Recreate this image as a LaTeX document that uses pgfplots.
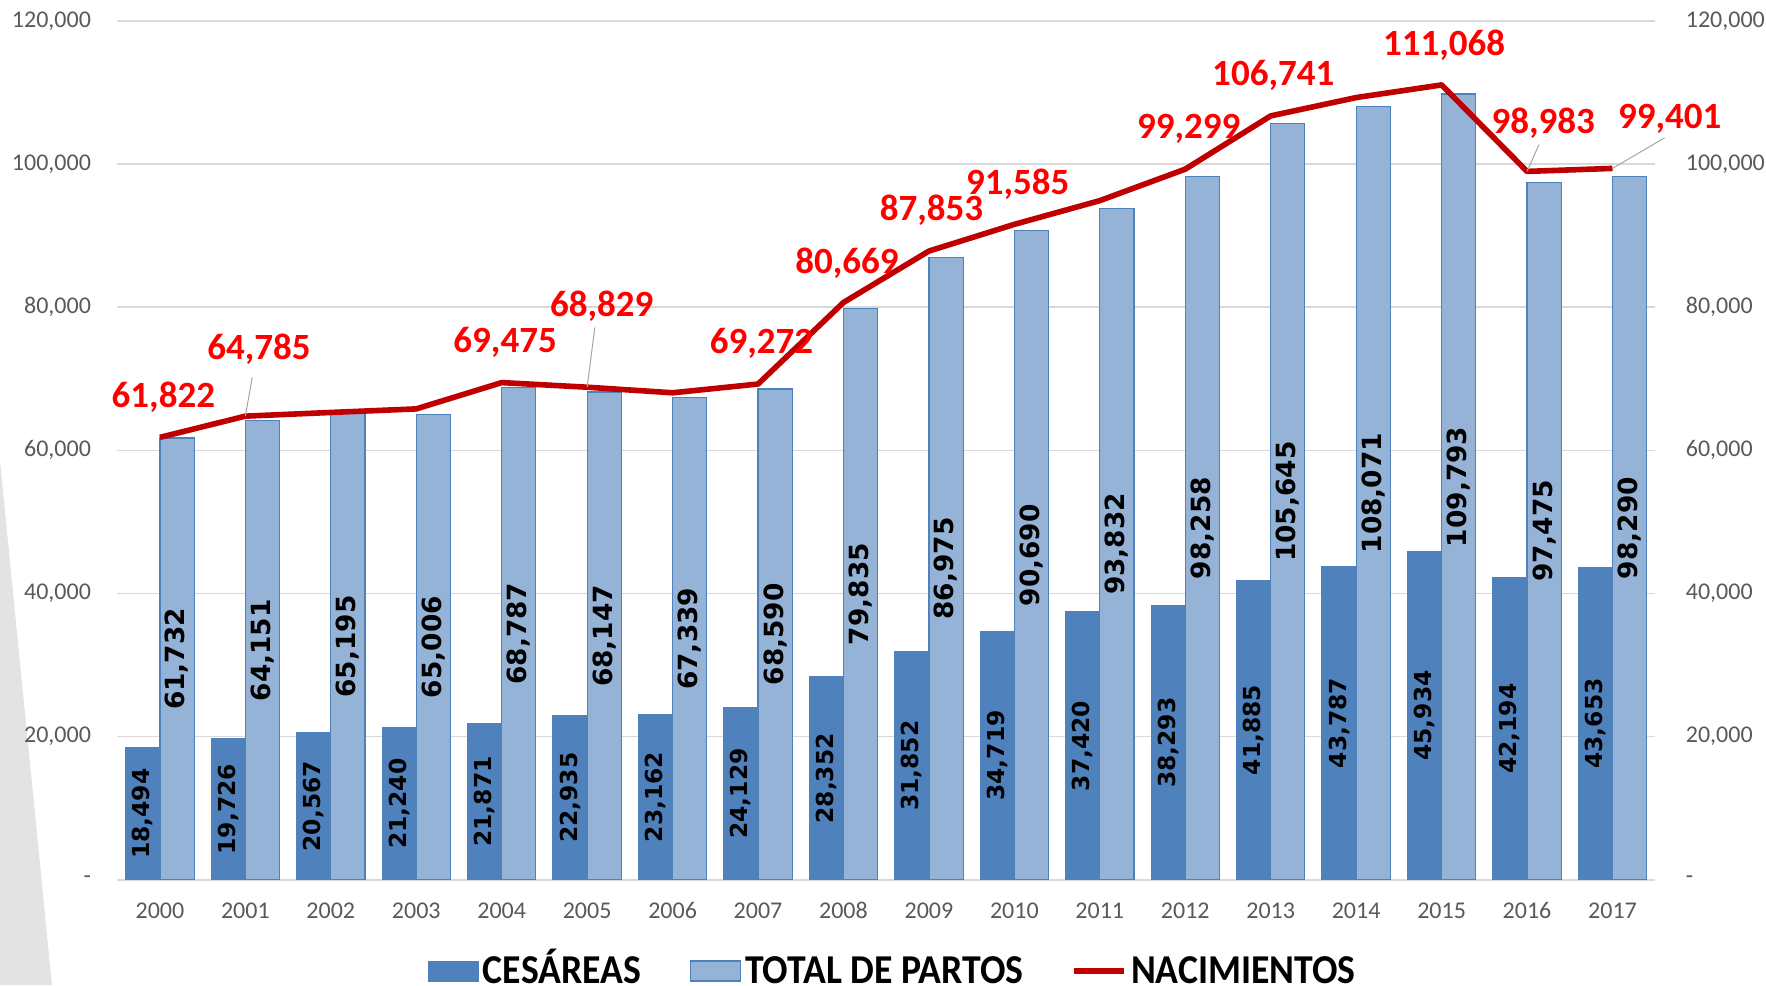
\documentclass[border=0pt]{standalone}
\usepackage{pgfplots}
\pgfplotsset{compat=1.18}
\usepackage{pgfplotstable}
\usepackage{graphicx}
\usepackage{fontspec}
\setmainfont{Carlito}
\newfontfamily\dvs{DejaVu Sans}
\definecolor{cdark}{HTML}{4F81BD}
\definecolor{clight}{HTML}{95B3D7}
\definecolor{cred}{HTML}{C00000}
\definecolor{lred}{HTML}{FF0000}
\definecolor{gridc}{HTML}{D9D9D9}
\definecolor{tickc}{HTML}{595959}

\pgfplotstableread{
x year ces tot nac
0 2000 18494 61732 61822
1 2001 19726 64151 64785
2 2002 20567 65195 65300
3 2003 21240 65006 65800
4 2004 21871 68787 69475
5 2005 22935 68147 68829
6 2006 23162 67339 68050
7 2007 24129 68590 69272
8 2008 28352 79835 80669
9 2009 31852 86975 87853
10 2010 34719 90690 91585
11 2011 37420 93832 94900
12 2012 38293 98258 99299
13 2013 41885 105645 106741
14 2014 43787 108071 109300
15 2015 45934 109793 111068
16 2016 42194 97475 98983
17 2017 43653 98290 99401
}\data

\pgfplotstableread{
lx ly txt
0.04 67400 61,822
1.16 74180 64,785
4.04 75130 69,475
5.17 80180 68,829
7.04 74970 69,272
8.04 86170 80,669
9.03 93580 87,853
10.04 97210 91,585
12.04 104940 99,299
13.03 112350 106,741
15.03 116610 111,068
16.19 105710 98,983
17.67 106340 99,401
}\nlabels

\begin{document}
\begin{tikzpicture}
\useasboundingbox (0,0) rectangle (883pt,492.5pt);
% decorative wedge on the left
\fill[gray!22] (0,262pt) -- (26pt,0) -- (0,0) -- cycle;
\begin{axis}[
  at={(58.6pt,52.6pt)}, anchor=south west,
  scale only axis, width=769pt, height=429.4pt,
  xmin=-0.5, xmax=17.5, ymin=0, ymax=120000,
  clip=false,
  axis line style={draw=none},
  major tick length=0pt,
  ymajorgrids, grid style={gridc, line width=0.8pt},
  ytick={0,20000,40000,60000,80000,100000,120000},
  yticklabels={{-\hspace{6.8pt}},{20,000},{40,000},{60,000},{80,000},{100,000},{120,000}},
  yticklabel style={font=\fontsize{12}{12}\selectfont, text=tickc, xshift=-9.6pt},
  xtick={0,...,17},
  xticklabels={2000,2001,2002,2003,2004,2005,2006,2007,2008,2009,2010,2011,2012,2013,2014,2015,2016,2017},
  xticklabel style={font=\fontsize{12}{12}\selectfont, text=tickc, yshift=-7.8pt},
  legend style={at={(0.505,-0.1065)}, anchor=center, draw=none, fill=none,
    font=\bfseries\fontsize{20.5}{20.5}\selectfont,
    /tikz/every even column/.append style={column sep=22pt}},
  legend columns=3,
  legend cell align=left,
]
\addlegendimage{legend image code/.code={\fill[cdark] (0pt,-5pt) rectangle (25pt,5pt);}}
\addlegendentry{\scalebox{0.92}[1]{CES\smash{Á}REAS}}
\addlegendimage{legend image code/.code={\draw[fill=clight, draw=cdark, line width=0.8pt] (0pt,-5pt) rectangle (25pt,5pt);}}
\addlegendentry{\scalebox{0.92}[1]{TOTAL DE PARTOS}}
\addlegendimage{legend image code/.code={\draw[cred, line width=2.8pt] (0pt,0pt) -- (25pt,0pt);}}
\addlegendentry{\scalebox{0.92}[1]{NACIMIENTOS}}

\addplot[ybar, bar width=0.4, bar shift=-0.2, fill=cdark, draw=cdark, line width=0.5pt, forget plot]
  table[x=x, y=ces] {\data};
\addplot[ybar, bar width=0.4, bar shift=0.2, fill=clight, draw=cdark, line width=0.6pt, forget plot]
  table[x=x, y=tot] {\data};

% bar value labels (centred in bars)
\addplot[draw=none, mark=none, forget plot, point meta=explicit,
  nodes near coords={\pgfmathprintnumber[fixed, precision=0, 1000 sep={,}, assume math mode=true]{\pgfplotspointmeta}},
  nodes near coords style={rotate=90, anchor=center, inner sep=0pt, text=black,
    font=\dvs\bfseries\fontsize{11.7}{11.7}\selectfont}]
  table[x expr=\thisrow{x}-0.2, y expr=\thisrow{ces}/2, meta=ces] {\data};
\addplot[draw=none, mark=none, forget plot, point meta=explicit,
  nodes near coords={\pgfmathprintnumber[fixed, precision=0, 1000 sep={,}, assume math mode=true]{\pgfplotspointmeta}},
  nodes near coords style={rotate=90, anchor=center, inner sep=0pt, text=black,
    font=\dvs\bfseries\fontsize{13.2}{13.2}\selectfont}]
  table[x expr=\thisrow{x}+0.2, y expr=\thisrow{tot}/2, meta=tot] {\data};

\addplot[cred, line width=2.8pt, mark=none, line join=round, forget plot]
  table[x=x, y=nac] {\data};

% leader lines
\draw[gray!70, line width=0.5pt] (axis cs:1.08,70200) -- (axis cs:1.0,64785);
\draw[gray!70, line width=0.5pt] (axis cs:5.09,77180) -- (axis cs:5.0,68829);
\draw[gray!70, line width=0.5pt] (axis cs:16.14,102730) -- (axis cs:16.0,98983);
\draw[gray!70, line width=0.5pt] (axis cs:17.61,103680) -- (axis cs:17.0,99401);

\addplot[draw=none, mark=none, forget plot, point meta=explicit symbolic,
  nodes near coords,
  nodes near coords style={anchor=center, inner sep=0pt, text=lred,
    font=\bfseries\fontsize{18.5}{18.5}\selectfont}]
  table[x=lx, y=ly, meta=txt] {\nlabels};
\end{axis}

\begin{axis}[
  at={(58.6pt,52.6pt)}, anchor=south west,
  scale only axis, width=769pt, height=429.4pt,
  xmin=-0.5, xmax=17.5, ymin=0, ymax=120000,
  axis y line*=right, axis x line=none,
  axis line style={draw=none},
  major tick length=0pt,
  ytick={0,20000,40000,60000,80000,100000,120000},
  yticklabels={{-},{20,000},{40,000},{60,000},{80,000},{100,000},{120,000}},
  yticklabel style={font=\fontsize{12}{12}\selectfont, text=tickc, xshift=11.8pt},
]
\addplot[draw=none, forget plot] coordinates {(0,0)};
\end{axis}
\end{tikzpicture}
\end{document}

• EXERCISE AIM
Take the listing and print it again exactly, but without any pictures.

• CORRECT OUTPUT
Recreate this image as a LaTeX document that uses pgfplots.
\documentclass[border=0pt]{standalone}
\usepackage{pgfplots}
\pgfplotsset{compat=1.18}
\usepackage{pgfplotstable}
\usepackage{graphicx}
\usepackage{fontspec}
\setmainfont{Carlito}
\newfontfamily\dvs{DejaVu Sans}
\definecolor{cdark}{HTML}{4F81BD}
\definecolor{clight}{HTML}{95B3D7}
\definecolor{cred}{HTML}{C00000}
\definecolor{lred}{HTML}{FF0000}
\definecolor{gridc}{HTML}{D9D9D9}
\definecolor{tickc}{HTML}{595959}

\pgfplotstableread{
x year ces tot nac
0 2000 18494 61732 61822
1 2001 19726 64151 64785
2 2002 20567 65195 65300
3 2003 21240 65006 65800
4 2004 21871 68787 69475
5 2005 22935 68147 68829
6 2006 23162 67339 68050
7 2007 24129 68590 69272
8 2008 28352 79835 80669
9 2009 31852 86975 87853
10 2010 34719 90690 91585
11 2011 37420 93832 94900
12 2012 38293 98258 99299
13 2013 41885 105645 106741
14 2014 43787 108071 109300
15 2015 45934 109793 111068
16 2016 42194 97475 98983
17 2017 43653 98290 99401
}\data

\pgfplotstableread{
lx ly txt
0.04 67400 61,822
1.16 74180 64,785
4.04 75130 69,475
5.17 80180 68,829
7.04 74970 69,272
8.04 86170 80,669
9.03 93580 87,853
10.04 97210 91,585
12.04 104940 99,299
13.03 112350 106,741
15.03 116610 111,068
16.19 105710 98,983
17.67 106340 99,401
}\nlabels

\begin{document}
\begin{tikzpicture}
\useasboundingbox (0,0) rectangle (883pt,492.5pt);
% decorative wedge on the left
\fill[gray!22] (0,262pt) -- (26pt,0) -- (0,0) -- cycle;
\begin{axis}[
  at={(58.6pt,52.6pt)}, anchor=south west,
  scale only axis, width=769pt, height=429.4pt,
  xmin=-0.5, xmax=17.5, ymin=0, ymax=120000,
  clip=false,
  axis line style={draw=none},
  major tick length=0pt,
  ymajorgrids, grid style={gridc, line width=0.8pt},
  ytick={0,20000,40000,60000,80000,100000,120000},
  yticklabels={{-\hspace{6.8pt}},{20,000},{40,000},{60,000},{80,000},{100,000},{120,000}},
  yticklabel style={font=\fontsize{12}{12}\selectfont, text=tickc, xshift=-9.6pt},
  xtick={0,...,17},
  xticklabels={2000,2001,2002,2003,2004,2005,2006,2007,2008,2009,2010,2011,2012,2013,2014,2015,2016,2017},
  xticklabel style={font=\fontsize{12}{12}\selectfont, text=tickc, yshift=-7.8pt},
  legend style={at={(0.505,-0.1065)}, anchor=center, draw=none, fill=none,
    font=\bfseries\fontsize{20.5}{20.5}\selectfont,
    /tikz/every even column/.append style={column sep=22pt}},
  legend columns=3,
  legend cell align=left,
]
\addlegendimage{legend image code/.code={\fill[cdark] (0pt,-5pt) rectangle (25pt,5pt);}}
\addlegendentry{\scalebox{0.92}[1]{CES\smash{Á}REAS}}
\addlegendimage{legend image code/.code={\draw[fill=clight, draw=cdark, line width=0.8pt] (0pt,-5pt) rectangle (25pt,5pt);}}
\addlegendentry{\scalebox{0.92}[1]{TOTAL DE PARTOS}}
\addlegendimage{legend image code/.code={\draw[cred, line width=2.8pt] (0pt,0pt) -- (25pt,0pt);}}
\addlegendentry{\scalebox{0.92}[1]{NACIMIENTOS}}

\addplot[ybar, bar width=0.4, bar shift=-0.2, fill=cdark, draw=cdark, line width=0.5pt, forget plot]
  table[x=x, y=ces] {\data};
\addplot[ybar, bar width=0.4, bar shift=0.2, fill=clight, draw=cdark, line width=0.6pt, forget plot]
  table[x=x, y=tot] {\data};

% bar value labels (centred in bars)
\addplot[draw=none, mark=none, forget plot, point meta=explicit,
  nodes near coords={\pgfmathprintnumber[fixed, precision=0, 1000 sep={,}, assume math mode=true]{\pgfplotspointmeta}},
  nodes near coords style={rotate=90, anchor=center, inner sep=0pt, text=black,
    font=\dvs\bfseries\fontsize{11.7}{11.7}\selectfont}]
  table[x expr=\thisrow{x}-0.2, y expr=\thisrow{ces}/2, meta=ces] {\data};
\addplot[draw=none, mark=none, forget plot, point meta=explicit,
  nodes near coords={\pgfmathprintnumber[fixed, precision=0, 1000 sep={,}, assume math mode=true]{\pgfplotspointmeta}},
  nodes near coords style={rotate=90, anchor=center, inner sep=0pt, text=black,
    font=\dvs\bfseries\fontsize{13.2}{13.2}\selectfont}]
  table[x expr=\thisrow{x}+0.2, y expr=\thisrow{tot}/2, meta=tot] {\data};

\addplot[cred, line width=2.8pt, mark=none, line join=round, forget plot]
  table[x=x, y=nac] {\data};

% leader lines
\draw[gray!70, line width=0.5pt] (axis cs:1.08,70200) -- (axis cs:1.0,64785);
\draw[gray!70, line width=0.5pt] (axis cs:5.09,77180) -- (axis cs:5.0,68829);
\draw[gray!70, line width=0.5pt] (axis cs:16.14,102730) -- (axis cs:16.0,98983);
\draw[gray!70, line width=0.5pt] (axis cs:17.61,103680) -- (axis cs:17.0,99401);

\addplot[draw=none, mark=none, forget plot, point meta=explicit symbolic,
  nodes near coords,
  nodes near coords style={anchor=center, inner sep=0pt, text=lred,
    font=\bfseries\fontsize{18.5}{18.5}\selectfont}]
  table[x=lx, y=ly, meta=txt] {\nlabels};
\end{axis}

\begin{axis}[
  at={(58.6pt,52.6pt)}, anchor=south west,
  scale only axis, width=769pt, height=429.4pt,
  xmin=-0.5, xmax=17.5, ymin=0, ymax=120000,
  axis y line*=right, axis x line=none,
  axis line style={draw=none},
  major tick length=0pt,
  ytick={0,20000,40000,60000,80000,100000,120000},
  yticklabels={{-},{20,000},{40,000},{60,000},{80,000},{100,000},{120,000}},
  yticklabel style={font=\fontsize{12}{12}\selectfont, text=tickc, xshift=11.8pt},
]
\addplot[draw=none, forget plot] coordinates {(0,0)};
\end{axis}
\end{tikzpicture}
\end{document}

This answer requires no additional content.